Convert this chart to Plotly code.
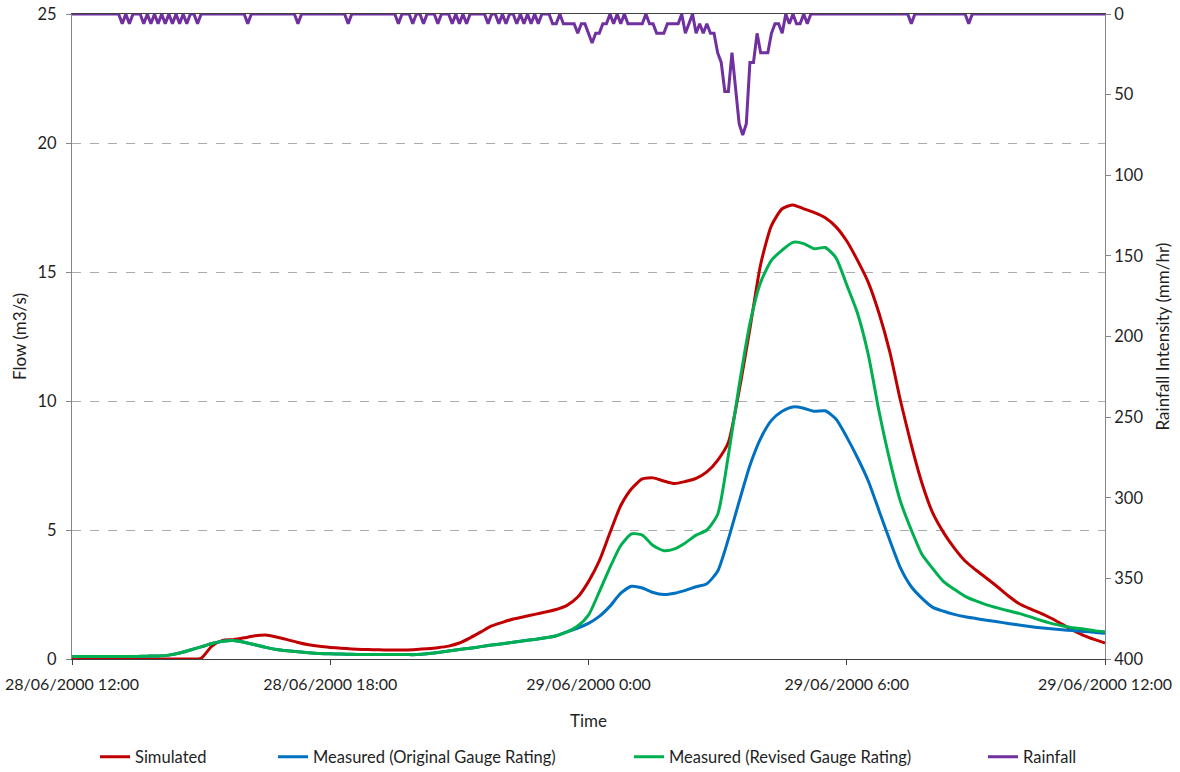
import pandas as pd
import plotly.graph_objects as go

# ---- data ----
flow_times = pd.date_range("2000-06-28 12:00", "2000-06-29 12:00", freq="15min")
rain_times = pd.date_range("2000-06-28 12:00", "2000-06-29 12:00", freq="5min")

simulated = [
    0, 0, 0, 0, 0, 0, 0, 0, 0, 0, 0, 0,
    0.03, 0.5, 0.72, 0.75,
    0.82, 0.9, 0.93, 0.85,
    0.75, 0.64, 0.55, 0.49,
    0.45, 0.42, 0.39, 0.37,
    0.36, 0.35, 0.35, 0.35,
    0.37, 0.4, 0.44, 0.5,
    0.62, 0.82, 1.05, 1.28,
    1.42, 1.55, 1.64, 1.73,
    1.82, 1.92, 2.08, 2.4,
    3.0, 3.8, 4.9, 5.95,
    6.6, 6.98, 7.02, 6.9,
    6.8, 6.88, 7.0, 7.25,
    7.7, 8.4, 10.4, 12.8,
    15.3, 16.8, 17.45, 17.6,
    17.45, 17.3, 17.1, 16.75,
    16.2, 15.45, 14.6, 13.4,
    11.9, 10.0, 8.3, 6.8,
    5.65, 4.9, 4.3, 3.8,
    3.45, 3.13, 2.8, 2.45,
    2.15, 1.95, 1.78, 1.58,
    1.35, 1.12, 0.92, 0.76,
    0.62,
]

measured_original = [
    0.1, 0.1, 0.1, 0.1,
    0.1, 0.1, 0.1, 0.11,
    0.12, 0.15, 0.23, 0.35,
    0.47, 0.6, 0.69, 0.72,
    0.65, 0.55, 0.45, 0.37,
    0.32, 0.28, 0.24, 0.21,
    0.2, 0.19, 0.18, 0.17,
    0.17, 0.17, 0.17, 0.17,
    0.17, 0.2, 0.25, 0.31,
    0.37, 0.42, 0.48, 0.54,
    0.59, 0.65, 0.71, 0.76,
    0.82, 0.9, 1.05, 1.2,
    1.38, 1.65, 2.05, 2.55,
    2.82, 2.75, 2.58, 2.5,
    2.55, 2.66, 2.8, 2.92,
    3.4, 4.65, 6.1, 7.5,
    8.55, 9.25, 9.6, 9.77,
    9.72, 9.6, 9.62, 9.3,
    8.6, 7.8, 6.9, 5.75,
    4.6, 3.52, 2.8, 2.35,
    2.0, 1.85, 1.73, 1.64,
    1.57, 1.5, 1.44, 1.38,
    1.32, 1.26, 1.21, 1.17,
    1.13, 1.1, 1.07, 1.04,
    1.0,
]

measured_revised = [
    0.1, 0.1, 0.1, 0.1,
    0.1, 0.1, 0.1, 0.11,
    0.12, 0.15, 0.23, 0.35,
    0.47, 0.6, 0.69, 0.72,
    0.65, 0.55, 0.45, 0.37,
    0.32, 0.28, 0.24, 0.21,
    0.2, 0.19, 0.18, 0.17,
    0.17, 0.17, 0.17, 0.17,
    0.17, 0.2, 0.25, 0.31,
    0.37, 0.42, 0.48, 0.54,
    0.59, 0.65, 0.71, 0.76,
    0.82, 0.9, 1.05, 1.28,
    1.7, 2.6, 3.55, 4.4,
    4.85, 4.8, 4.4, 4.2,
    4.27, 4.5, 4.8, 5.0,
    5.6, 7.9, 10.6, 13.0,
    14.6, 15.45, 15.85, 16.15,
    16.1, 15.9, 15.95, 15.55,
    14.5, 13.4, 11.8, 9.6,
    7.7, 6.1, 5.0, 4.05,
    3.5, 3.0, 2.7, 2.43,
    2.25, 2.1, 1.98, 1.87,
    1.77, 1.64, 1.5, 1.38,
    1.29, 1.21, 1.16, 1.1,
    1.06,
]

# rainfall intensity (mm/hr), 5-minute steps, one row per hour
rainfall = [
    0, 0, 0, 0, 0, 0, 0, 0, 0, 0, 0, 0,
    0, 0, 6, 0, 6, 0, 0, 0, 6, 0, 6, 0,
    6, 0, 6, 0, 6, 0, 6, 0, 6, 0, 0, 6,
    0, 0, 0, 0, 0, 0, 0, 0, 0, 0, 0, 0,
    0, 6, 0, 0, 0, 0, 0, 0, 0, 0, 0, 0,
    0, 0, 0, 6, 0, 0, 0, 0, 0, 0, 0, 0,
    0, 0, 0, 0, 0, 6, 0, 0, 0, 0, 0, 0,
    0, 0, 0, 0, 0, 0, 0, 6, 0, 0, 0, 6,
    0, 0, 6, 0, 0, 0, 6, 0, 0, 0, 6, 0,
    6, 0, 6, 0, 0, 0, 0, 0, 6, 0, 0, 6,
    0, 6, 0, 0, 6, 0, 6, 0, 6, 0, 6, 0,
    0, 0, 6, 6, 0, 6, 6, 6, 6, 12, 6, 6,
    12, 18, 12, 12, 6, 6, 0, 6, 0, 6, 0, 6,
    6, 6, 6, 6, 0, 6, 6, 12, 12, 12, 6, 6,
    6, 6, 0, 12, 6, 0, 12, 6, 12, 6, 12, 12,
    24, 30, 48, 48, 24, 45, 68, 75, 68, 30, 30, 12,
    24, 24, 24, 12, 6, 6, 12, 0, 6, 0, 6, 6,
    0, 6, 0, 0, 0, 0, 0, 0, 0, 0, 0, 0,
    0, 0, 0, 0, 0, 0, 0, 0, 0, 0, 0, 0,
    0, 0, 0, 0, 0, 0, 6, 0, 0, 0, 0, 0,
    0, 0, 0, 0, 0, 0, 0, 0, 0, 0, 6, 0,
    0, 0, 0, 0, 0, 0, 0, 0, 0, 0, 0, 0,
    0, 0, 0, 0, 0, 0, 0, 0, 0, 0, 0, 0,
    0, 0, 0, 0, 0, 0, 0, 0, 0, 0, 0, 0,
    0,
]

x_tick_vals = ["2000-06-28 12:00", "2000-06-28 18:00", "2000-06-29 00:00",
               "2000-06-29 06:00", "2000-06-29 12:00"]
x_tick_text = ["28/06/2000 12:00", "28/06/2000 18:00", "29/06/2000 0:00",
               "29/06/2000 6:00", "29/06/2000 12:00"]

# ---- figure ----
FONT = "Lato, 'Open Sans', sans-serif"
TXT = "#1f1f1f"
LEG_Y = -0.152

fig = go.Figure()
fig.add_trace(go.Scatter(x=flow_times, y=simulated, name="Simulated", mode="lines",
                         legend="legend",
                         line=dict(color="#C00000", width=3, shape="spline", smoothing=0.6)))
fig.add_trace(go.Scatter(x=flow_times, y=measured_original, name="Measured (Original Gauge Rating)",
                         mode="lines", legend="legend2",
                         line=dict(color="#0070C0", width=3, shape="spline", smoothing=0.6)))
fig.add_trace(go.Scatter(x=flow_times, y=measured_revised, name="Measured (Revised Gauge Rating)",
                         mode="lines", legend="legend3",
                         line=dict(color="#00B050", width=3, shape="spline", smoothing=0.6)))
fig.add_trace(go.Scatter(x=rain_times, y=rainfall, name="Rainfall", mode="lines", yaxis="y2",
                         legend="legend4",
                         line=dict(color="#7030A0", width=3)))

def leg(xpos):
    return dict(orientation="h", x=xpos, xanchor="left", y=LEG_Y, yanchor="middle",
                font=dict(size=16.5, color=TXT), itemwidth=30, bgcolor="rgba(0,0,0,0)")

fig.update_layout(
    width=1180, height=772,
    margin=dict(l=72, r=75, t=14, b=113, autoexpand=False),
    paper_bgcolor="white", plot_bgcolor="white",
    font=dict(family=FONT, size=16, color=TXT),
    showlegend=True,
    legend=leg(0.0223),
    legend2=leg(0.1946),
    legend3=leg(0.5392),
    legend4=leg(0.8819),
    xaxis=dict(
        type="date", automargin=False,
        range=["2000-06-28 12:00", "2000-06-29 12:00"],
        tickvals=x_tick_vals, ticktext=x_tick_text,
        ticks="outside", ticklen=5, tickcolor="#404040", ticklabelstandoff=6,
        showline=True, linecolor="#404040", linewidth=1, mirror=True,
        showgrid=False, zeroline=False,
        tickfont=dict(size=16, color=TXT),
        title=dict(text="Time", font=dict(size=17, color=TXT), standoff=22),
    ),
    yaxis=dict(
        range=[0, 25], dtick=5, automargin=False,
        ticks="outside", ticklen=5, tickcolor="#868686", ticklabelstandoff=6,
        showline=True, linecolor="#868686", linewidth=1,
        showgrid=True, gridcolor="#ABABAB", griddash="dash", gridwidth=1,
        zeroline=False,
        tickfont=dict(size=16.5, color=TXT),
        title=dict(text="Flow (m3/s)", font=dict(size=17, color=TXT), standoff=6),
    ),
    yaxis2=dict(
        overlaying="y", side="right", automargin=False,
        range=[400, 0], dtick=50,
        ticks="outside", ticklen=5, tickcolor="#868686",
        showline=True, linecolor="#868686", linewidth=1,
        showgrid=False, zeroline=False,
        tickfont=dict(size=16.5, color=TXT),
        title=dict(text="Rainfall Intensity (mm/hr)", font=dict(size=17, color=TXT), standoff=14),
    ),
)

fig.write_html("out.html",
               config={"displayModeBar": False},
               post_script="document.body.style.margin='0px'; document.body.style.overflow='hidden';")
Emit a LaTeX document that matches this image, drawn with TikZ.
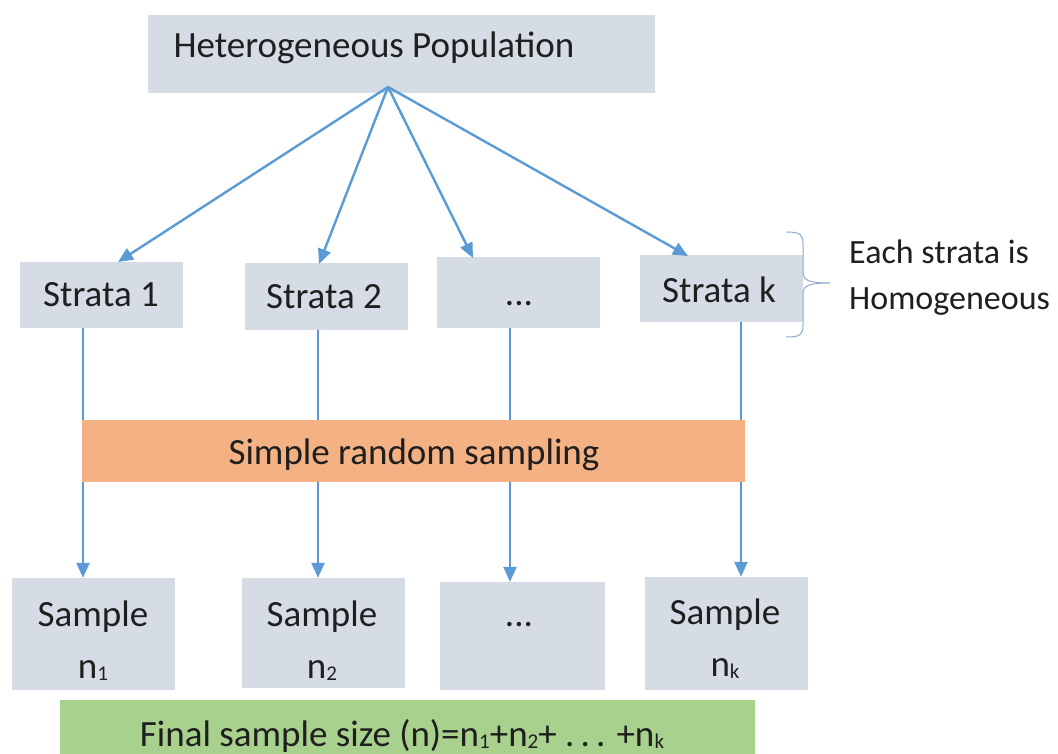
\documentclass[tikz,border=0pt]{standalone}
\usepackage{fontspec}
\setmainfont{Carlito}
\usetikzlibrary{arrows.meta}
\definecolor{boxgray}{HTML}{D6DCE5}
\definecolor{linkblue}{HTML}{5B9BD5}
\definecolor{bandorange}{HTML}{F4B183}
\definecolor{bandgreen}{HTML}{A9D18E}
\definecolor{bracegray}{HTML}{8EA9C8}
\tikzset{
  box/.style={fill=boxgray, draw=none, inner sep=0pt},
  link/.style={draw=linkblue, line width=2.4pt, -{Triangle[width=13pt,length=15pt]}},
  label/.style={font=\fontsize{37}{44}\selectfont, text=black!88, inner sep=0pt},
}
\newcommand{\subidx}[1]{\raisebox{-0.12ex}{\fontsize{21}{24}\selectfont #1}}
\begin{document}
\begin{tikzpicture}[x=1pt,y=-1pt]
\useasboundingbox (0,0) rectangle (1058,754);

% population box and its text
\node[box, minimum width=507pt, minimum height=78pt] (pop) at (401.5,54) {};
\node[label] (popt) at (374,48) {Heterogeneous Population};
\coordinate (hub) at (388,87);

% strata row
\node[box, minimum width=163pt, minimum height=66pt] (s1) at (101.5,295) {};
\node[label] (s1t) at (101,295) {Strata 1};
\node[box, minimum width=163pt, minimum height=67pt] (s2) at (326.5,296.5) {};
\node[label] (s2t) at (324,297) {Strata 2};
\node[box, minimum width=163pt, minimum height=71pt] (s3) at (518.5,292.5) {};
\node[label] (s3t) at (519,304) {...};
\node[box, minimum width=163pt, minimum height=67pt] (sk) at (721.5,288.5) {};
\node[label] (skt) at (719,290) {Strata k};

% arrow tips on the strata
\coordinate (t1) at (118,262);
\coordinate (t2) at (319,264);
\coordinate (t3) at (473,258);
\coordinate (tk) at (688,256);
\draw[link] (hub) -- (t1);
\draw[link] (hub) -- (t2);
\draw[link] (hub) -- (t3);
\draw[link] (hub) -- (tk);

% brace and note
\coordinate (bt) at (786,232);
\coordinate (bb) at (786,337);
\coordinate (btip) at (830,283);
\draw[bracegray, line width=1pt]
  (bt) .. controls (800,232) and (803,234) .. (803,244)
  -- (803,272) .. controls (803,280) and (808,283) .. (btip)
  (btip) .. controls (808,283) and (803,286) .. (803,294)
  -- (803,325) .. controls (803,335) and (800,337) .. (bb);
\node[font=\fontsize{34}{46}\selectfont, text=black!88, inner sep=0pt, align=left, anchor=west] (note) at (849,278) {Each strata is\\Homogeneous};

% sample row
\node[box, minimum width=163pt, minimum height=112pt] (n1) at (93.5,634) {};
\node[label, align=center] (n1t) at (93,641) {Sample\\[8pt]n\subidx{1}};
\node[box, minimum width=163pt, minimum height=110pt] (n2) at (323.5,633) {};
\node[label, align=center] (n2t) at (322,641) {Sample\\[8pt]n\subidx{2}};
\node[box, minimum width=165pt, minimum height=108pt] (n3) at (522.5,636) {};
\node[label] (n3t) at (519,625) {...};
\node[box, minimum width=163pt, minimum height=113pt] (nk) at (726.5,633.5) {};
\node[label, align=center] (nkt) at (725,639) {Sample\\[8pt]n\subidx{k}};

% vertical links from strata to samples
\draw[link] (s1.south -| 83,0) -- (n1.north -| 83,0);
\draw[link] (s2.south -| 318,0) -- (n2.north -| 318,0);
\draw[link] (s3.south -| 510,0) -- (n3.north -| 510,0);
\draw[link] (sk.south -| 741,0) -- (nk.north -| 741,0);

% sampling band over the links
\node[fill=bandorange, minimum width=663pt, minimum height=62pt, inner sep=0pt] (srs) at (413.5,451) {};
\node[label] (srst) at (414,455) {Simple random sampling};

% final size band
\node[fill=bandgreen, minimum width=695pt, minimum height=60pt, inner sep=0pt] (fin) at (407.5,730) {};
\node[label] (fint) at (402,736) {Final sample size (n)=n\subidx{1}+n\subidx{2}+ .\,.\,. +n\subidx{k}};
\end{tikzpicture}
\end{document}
■ ■ ■ ■
In the records above, locate every line with the string "this" and copy it.

- Exercise response:
Convert this chart to Plotly code.
Emit a LaTeX document that matches this image, drawn with TikZ.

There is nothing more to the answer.